§ STATED GOAL: Return each line of the data below exactly, omitting any pictures.

-------

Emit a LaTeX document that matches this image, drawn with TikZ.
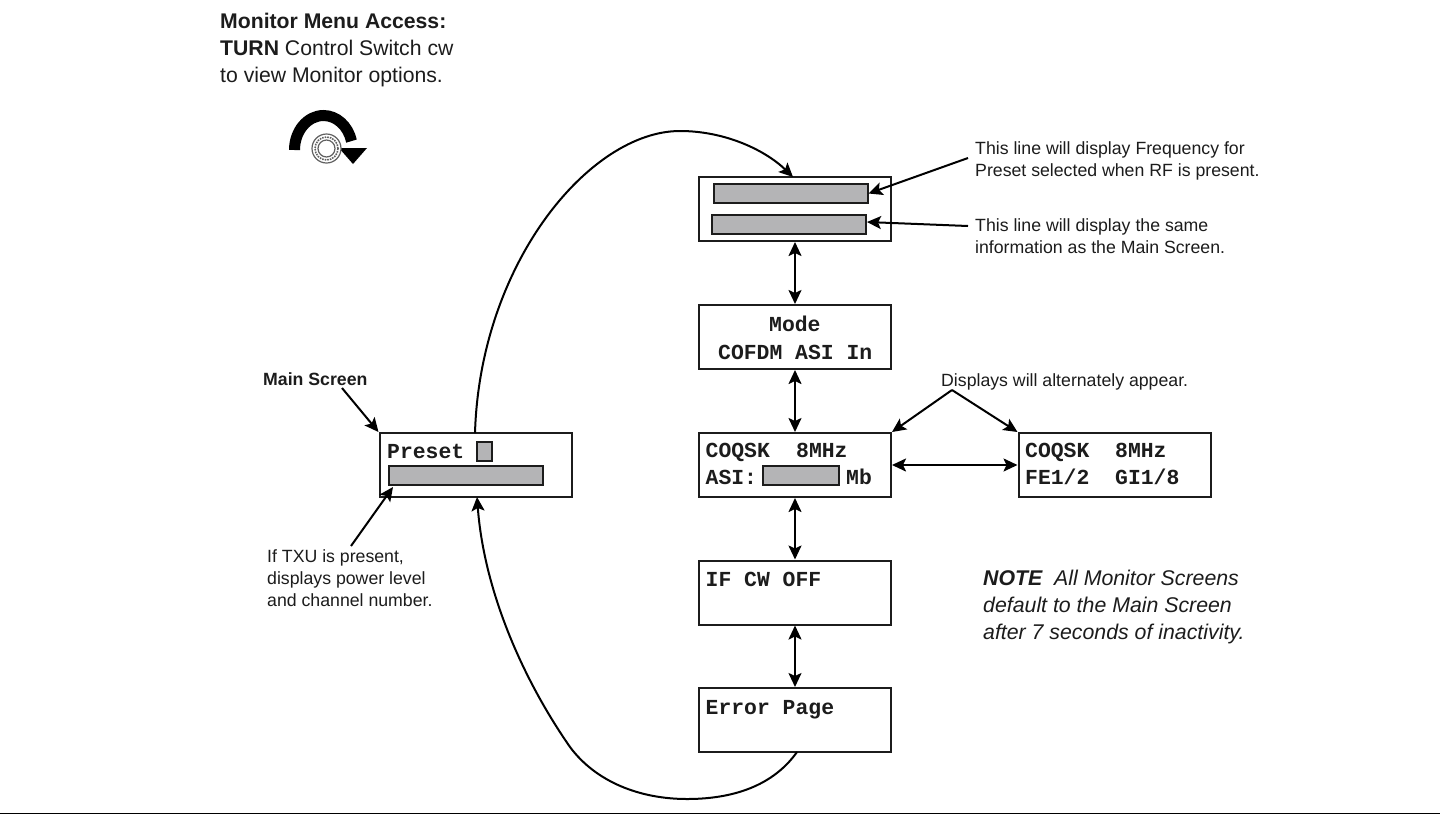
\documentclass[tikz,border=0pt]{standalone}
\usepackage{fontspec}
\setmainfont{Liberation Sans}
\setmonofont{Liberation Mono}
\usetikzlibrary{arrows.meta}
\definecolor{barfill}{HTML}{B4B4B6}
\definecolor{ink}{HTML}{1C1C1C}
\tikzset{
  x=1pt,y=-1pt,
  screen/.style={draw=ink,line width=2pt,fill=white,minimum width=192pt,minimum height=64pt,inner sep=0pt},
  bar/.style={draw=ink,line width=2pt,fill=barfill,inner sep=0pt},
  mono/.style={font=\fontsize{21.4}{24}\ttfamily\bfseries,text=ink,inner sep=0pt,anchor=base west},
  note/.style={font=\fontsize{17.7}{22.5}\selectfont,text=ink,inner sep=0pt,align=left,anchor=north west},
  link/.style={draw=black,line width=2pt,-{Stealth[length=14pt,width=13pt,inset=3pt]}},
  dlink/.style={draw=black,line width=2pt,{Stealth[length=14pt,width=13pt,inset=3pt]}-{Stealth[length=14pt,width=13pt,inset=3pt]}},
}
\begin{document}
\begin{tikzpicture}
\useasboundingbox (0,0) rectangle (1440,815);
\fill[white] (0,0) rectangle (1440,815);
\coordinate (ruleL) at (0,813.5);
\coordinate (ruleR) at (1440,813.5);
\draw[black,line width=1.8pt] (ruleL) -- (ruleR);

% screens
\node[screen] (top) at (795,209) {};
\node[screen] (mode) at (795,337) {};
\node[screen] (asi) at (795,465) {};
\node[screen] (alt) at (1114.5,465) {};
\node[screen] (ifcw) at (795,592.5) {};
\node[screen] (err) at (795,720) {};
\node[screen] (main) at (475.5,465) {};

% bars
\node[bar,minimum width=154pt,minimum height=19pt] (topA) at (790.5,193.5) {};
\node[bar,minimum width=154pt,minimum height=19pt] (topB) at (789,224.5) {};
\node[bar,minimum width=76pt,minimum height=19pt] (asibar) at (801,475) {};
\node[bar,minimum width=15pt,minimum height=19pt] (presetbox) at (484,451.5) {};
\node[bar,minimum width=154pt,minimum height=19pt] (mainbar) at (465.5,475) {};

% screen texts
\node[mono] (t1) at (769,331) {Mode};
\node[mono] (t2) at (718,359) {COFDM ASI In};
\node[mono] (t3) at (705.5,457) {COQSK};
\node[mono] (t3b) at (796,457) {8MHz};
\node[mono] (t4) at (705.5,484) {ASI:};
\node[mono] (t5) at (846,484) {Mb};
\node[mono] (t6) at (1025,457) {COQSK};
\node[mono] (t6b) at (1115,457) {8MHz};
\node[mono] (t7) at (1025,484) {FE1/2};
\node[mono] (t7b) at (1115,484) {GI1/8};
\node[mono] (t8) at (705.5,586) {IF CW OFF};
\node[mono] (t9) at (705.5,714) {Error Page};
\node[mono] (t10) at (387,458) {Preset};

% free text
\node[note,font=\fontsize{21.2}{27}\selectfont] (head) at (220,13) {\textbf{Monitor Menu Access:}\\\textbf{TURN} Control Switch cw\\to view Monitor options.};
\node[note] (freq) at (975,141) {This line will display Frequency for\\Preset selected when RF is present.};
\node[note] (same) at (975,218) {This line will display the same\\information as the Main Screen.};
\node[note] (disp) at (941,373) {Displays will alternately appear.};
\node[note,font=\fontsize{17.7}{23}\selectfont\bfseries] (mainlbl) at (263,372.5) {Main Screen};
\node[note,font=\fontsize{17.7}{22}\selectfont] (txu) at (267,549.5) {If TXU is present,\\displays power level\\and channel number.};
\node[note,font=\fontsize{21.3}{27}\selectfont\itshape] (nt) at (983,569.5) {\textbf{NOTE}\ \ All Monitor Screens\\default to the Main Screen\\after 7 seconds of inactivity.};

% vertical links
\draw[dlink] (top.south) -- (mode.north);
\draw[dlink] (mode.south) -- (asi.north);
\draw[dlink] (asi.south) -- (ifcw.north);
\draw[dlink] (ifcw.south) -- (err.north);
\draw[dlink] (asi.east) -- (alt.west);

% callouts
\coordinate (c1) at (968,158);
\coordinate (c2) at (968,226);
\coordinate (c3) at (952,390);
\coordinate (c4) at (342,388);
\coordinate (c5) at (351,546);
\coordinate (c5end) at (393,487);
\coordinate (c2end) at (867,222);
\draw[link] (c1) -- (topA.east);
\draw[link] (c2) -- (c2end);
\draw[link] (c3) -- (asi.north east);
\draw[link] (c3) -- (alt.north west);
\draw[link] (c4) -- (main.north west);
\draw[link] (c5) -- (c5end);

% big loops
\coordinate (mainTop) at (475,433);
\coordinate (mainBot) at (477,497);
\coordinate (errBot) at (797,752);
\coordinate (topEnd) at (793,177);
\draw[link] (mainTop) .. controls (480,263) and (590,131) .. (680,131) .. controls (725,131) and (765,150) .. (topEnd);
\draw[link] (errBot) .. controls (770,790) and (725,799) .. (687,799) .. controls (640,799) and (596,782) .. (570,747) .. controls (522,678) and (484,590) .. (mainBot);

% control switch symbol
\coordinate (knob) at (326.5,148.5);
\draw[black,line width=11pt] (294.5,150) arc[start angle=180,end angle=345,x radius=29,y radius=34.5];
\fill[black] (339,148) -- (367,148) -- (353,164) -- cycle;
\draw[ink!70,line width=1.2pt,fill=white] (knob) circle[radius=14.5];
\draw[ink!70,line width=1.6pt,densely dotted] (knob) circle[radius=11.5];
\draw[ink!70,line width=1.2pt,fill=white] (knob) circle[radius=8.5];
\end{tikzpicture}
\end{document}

-------

§ REPLY:
Emit a LaTeX document that matches this image, drawn with TikZ.
\documentclass[tikz,border=0pt]{standalone}
\usepackage{fontspec}
\setmainfont{Liberation Sans}
\setmonofont{Liberation Mono}
\usetikzlibrary{arrows.meta}
\definecolor{barfill}{HTML}{B4B4B6}
\definecolor{ink}{HTML}{1C1C1C}
\tikzset{
  x=1pt,y=-1pt,
  screen/.style={draw=ink,line width=2pt,fill=white,minimum width=192pt,minimum height=64pt,inner sep=0pt},
  bar/.style={draw=ink,line width=2pt,fill=barfill,inner sep=0pt},
  mono/.style={font=\fontsize{21.4}{24}\ttfamily\bfseries,text=ink,inner sep=0pt,anchor=base west},
  note/.style={font=\fontsize{17.7}{22.5}\selectfont,text=ink,inner sep=0pt,align=left,anchor=north west},
  link/.style={draw=black,line width=2pt,-{Stealth[length=14pt,width=13pt,inset=3pt]}},
  dlink/.style={draw=black,line width=2pt,{Stealth[length=14pt,width=13pt,inset=3pt]}-{Stealth[length=14pt,width=13pt,inset=3pt]}},
}
\begin{document}
\begin{tikzpicture}
\useasboundingbox (0,0) rectangle (1440,815);
\fill[white] (0,0) rectangle (1440,815);
\coordinate (ruleL) at (0,813.5);
\coordinate (ruleR) at (1440,813.5);
\draw[black,line width=1.8pt] (ruleL) -- (ruleR);

% screens
\node[screen] (top) at (795,209) {};
\node[screen] (mode) at (795,337) {};
\node[screen] (asi) at (795,465) {};
\node[screen] (alt) at (1114.5,465) {};
\node[screen] (ifcw) at (795,592.5) {};
\node[screen] (err) at (795,720) {};
\node[screen] (main) at (475.5,465) {};

% bars
\node[bar,minimum width=154pt,minimum height=19pt] (topA) at (790.5,193.5) {};
\node[bar,minimum width=154pt,minimum height=19pt] (topB) at (789,224.5) {};
\node[bar,minimum width=76pt,minimum height=19pt] (asibar) at (801,475) {};
\node[bar,minimum width=15pt,minimum height=19pt] (presetbox) at (484,451.5) {};
\node[bar,minimum width=154pt,minimum height=19pt] (mainbar) at (465.5,475) {};

% screen texts
\node[mono] (t1) at (769,331) {Mode};
\node[mono] (t2) at (718,359) {COFDM ASI In};
\node[mono] (t3) at (705.5,457) {COQSK};
\node[mono] (t3b) at (796,457) {8MHz};
\node[mono] (t4) at (705.5,484) {ASI:};
\node[mono] (t5) at (846,484) {Mb};
\node[mono] (t6) at (1025,457) {COQSK};
\node[mono] (t6b) at (1115,457) {8MHz};
\node[mono] (t7) at (1025,484) {FE1/2};
\node[mono] (t7b) at (1115,484) {GI1/8};
\node[mono] (t8) at (705.5,586) {IF CW OFF};
\node[mono] (t9) at (705.5,714) {Error Page};
\node[mono] (t10) at (387,458) {Preset};

% free text
\node[note,font=\fontsize{21.2}{27}\selectfont] (head) at (220,13) {\textbf{Monitor Menu Access:}\\\textbf{TURN} Control Switch cw\\to view Monitor options.};
\node[note] (freq) at (975,141) {This line will display Frequency for\\Preset selected when RF is present.};
\node[note] (same) at (975,218) {This line will display the same\\information as the Main Screen.};
\node[note] (disp) at (941,373) {Displays will alternately appear.};
\node[note,font=\fontsize{17.7}{23}\selectfont\bfseries] (mainlbl) at (263,372.5) {Main Screen};
\node[note,font=\fontsize{17.7}{22}\selectfont] (txu) at (267,549.5) {If TXU is present,\\displays power level\\and channel number.};
\node[note,font=\fontsize{21.3}{27}\selectfont\itshape] (nt) at (983,569.5) {\textbf{NOTE}\ \ All Monitor Screens\\default to the Main Screen\\after 7 seconds of inactivity.};

% vertical links
\draw[dlink] (top.south) -- (mode.north);
\draw[dlink] (mode.south) -- (asi.north);
\draw[dlink] (asi.south) -- (ifcw.north);
\draw[dlink] (ifcw.south) -- (err.north);
\draw[dlink] (asi.east) -- (alt.west);

% callouts
\coordinate (c1) at (968,158);
\coordinate (c2) at (968,226);
\coordinate (c3) at (952,390);
\coordinate (c4) at (342,388);
\coordinate (c5) at (351,546);
\coordinate (c5end) at (393,487);
\coordinate (c2end) at (867,222);
\draw[link] (c1) -- (topA.east);
\draw[link] (c2) -- (c2end);
\draw[link] (c3) -- (asi.north east);
\draw[link] (c3) -- (alt.north west);
\draw[link] (c4) -- (main.north west);
\draw[link] (c5) -- (c5end);

% big loops
\coordinate (mainTop) at (475,433);
\coordinate (mainBot) at (477,497);
\coordinate (errBot) at (797,752);
\coordinate (topEnd) at (793,177);
\draw[link] (mainTop) .. controls (480,263) and (590,131) .. (680,131) .. controls (725,131) and (765,150) .. (topEnd);
\draw[link] (errBot) .. controls (770,790) and (725,799) .. (687,799) .. controls (640,799) and (596,782) .. (570,747) .. controls (522,678) and (484,590) .. (mainBot);

% control switch symbol
\coordinate (knob) at (326.5,148.5);
\draw[black,line width=11pt] (294.5,150) arc[start angle=180,end angle=345,x radius=29,y radius=34.5];
\fill[black] (339,148) -- (367,148) -- (353,164) -- cycle;
\draw[ink!70,line width=1.2pt,fill=white] (knob) circle[radius=14.5];
\draw[ink!70,line width=1.6pt,densely dotted] (knob) circle[radius=11.5];
\draw[ink!70,line width=1.2pt,fill=white] (knob) circle[radius=8.5];
\end{tikzpicture}
\end{document}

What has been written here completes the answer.